If anything, stripping is a more valid Olympic sport than either gymnastics or figure skating because there is a reasonably objective way of keeping score. And in keeping with that objective measurement of victory, the brass pole dancing event would be judged by a panel of construction workers from Brooklyn, each of whom have $1,000 to distribute to a round of six competitors.
In each round, the judges -- who presumably have extensive experience in evaluating brass pole dancing -- would grade the competitors on the basis of technical ability, artistic merit, and quality of surgical enhancements.
After the competition, the judges would sneak home and lie to their wives about where they've been.
The winner would be the one with the most money, as determined by an IRS accountant -- which might lead to some amusing situations involving discrepancies between the amount of money handed out by the judges and the amount tallied.
There also would be a men's brass pole dancing competition, which would go pretty much the same as the women's, except that the judges would be the regulars from "Queer Eye For the Straight Guy."
It's a great plan -- there's only one flaw.
Members of the International Olympic Committee have admitted receiving bribes in connection with the awarding of the 2002 Winter Games to Salt Lake City.
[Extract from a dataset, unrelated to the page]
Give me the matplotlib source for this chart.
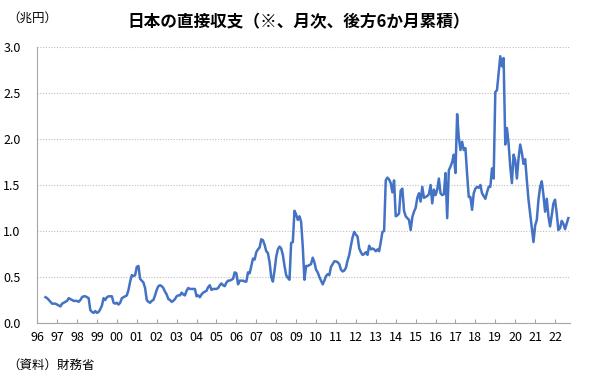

The Salt Lake Olympic Organizing Committee has been accused of making those bribes and looting the federal government coffers in providing amenities for the games.
This year's Summer Games were put together by a group of people in Greece who had no respect for deadlines and left the main swimming venue unfinished. During the run-up to the games, the major buzz about the Olympics wasn't centered on who would win the medals, but who was juicing up.
What self-respecting stripper would want to deal with that sort of crowd?
August 29, 2004
Hedgehog:
The only way to avoid this judging bias is to use the state of the art video technology available in order to accurately judge gymnastics, diving, boxing and figure skating. Corrupt or bias judges will never go away. If the NFL can use video, so too should the Olympics.